Member of the Cook Islands Parliament for Pukapuka–Nassau
- In office 7 June 2011 – 14 June 2018
- Preceded by: Vai Peua
- Succeeded by: Tingika Elikana

Personal details
- Born: 28 May 1954
- Died: 8 August 2020 (aged 66)
- Party: Cook Islands Party

= Tekii Lazaro =

Cook Islands politician (1954–2020)

Tekii Lazaro (28 May 1954 – 8 August 2020) was a Cook Islands politician and Member of the Cook Islands Parliament. He was a member of the Cook Islands Party.

Lazaro was educated at Niua school and Aitutaki High school, and studied to be a meteorologist in Fiji and New Zealand. He served for 35 years in the Cook Islands Police as a Meteorological Officer. He stood in the seat of Pukapuka–Nassau in the 2010 election, and narrowly won the seat on the night.
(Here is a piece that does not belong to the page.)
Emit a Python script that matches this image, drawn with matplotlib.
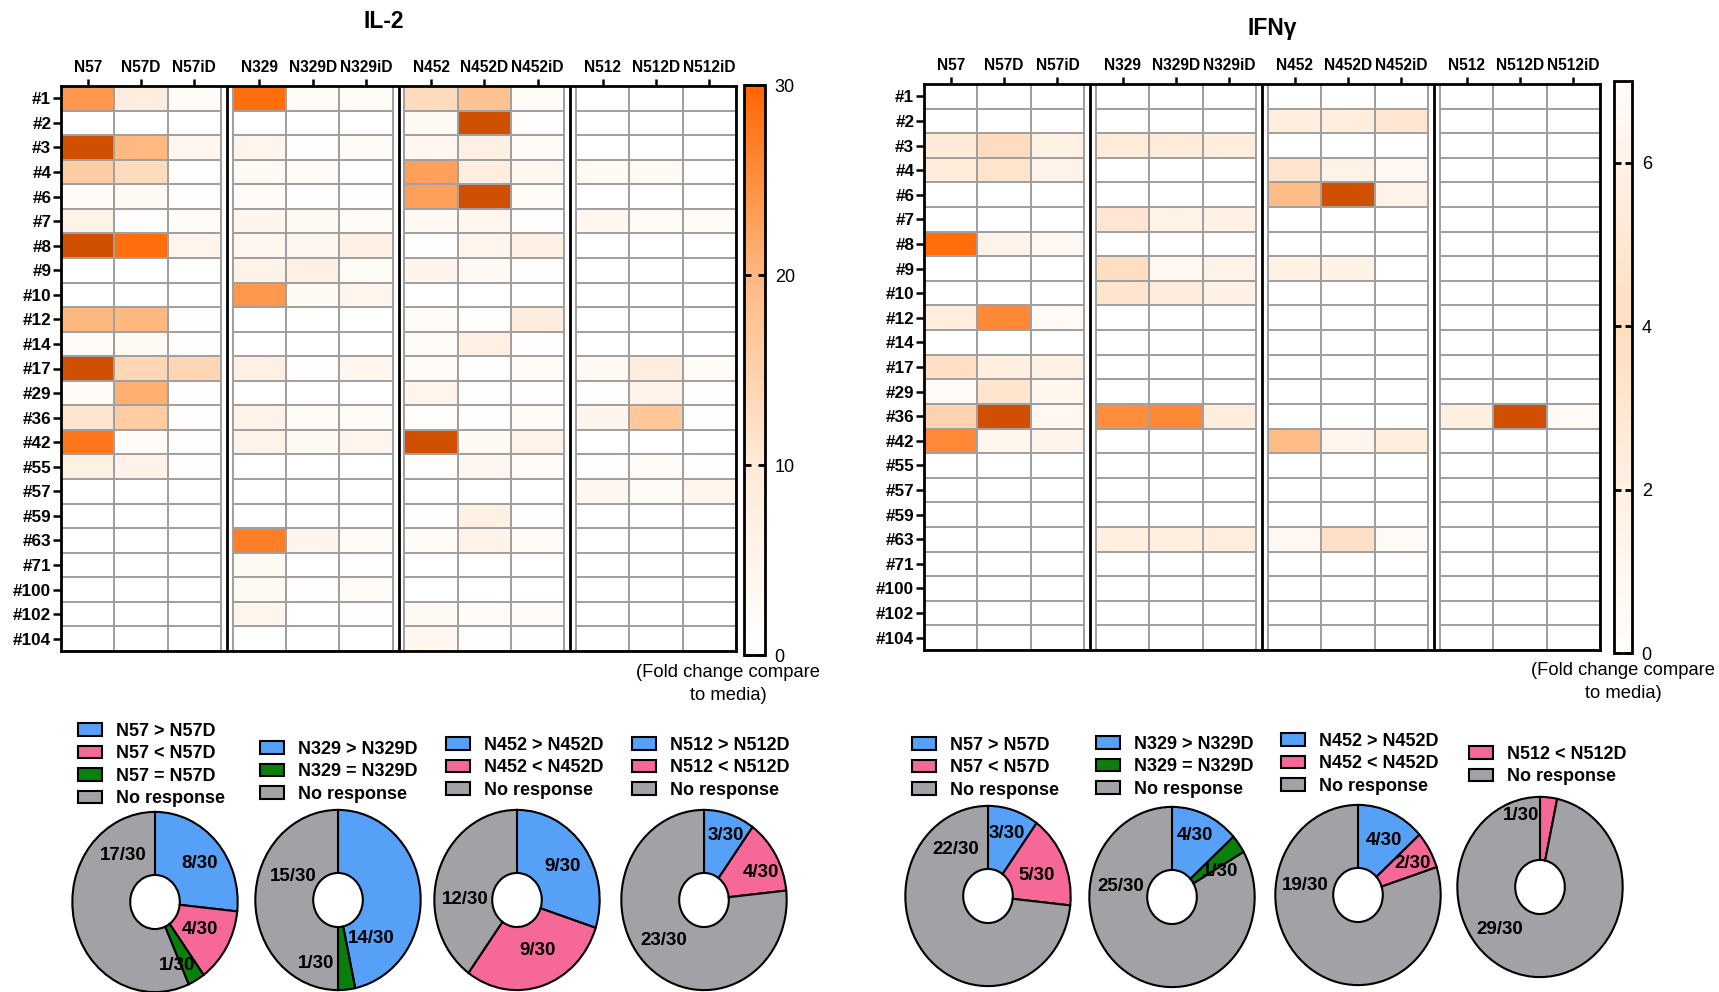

A subsequent election petition found him guilty of bribery, and declared his election void. Lazaro contested and won the subsequent by-election.

In 2012 the Taxi Association complained that Lazaro was picking up tourists in an unlicensed taxi van. He was told to get an appropriate licence.

He was re-elected in the 2014 election, and appointed Associate Minister of Finance. He retired at the 2018 election and did not contest the seat.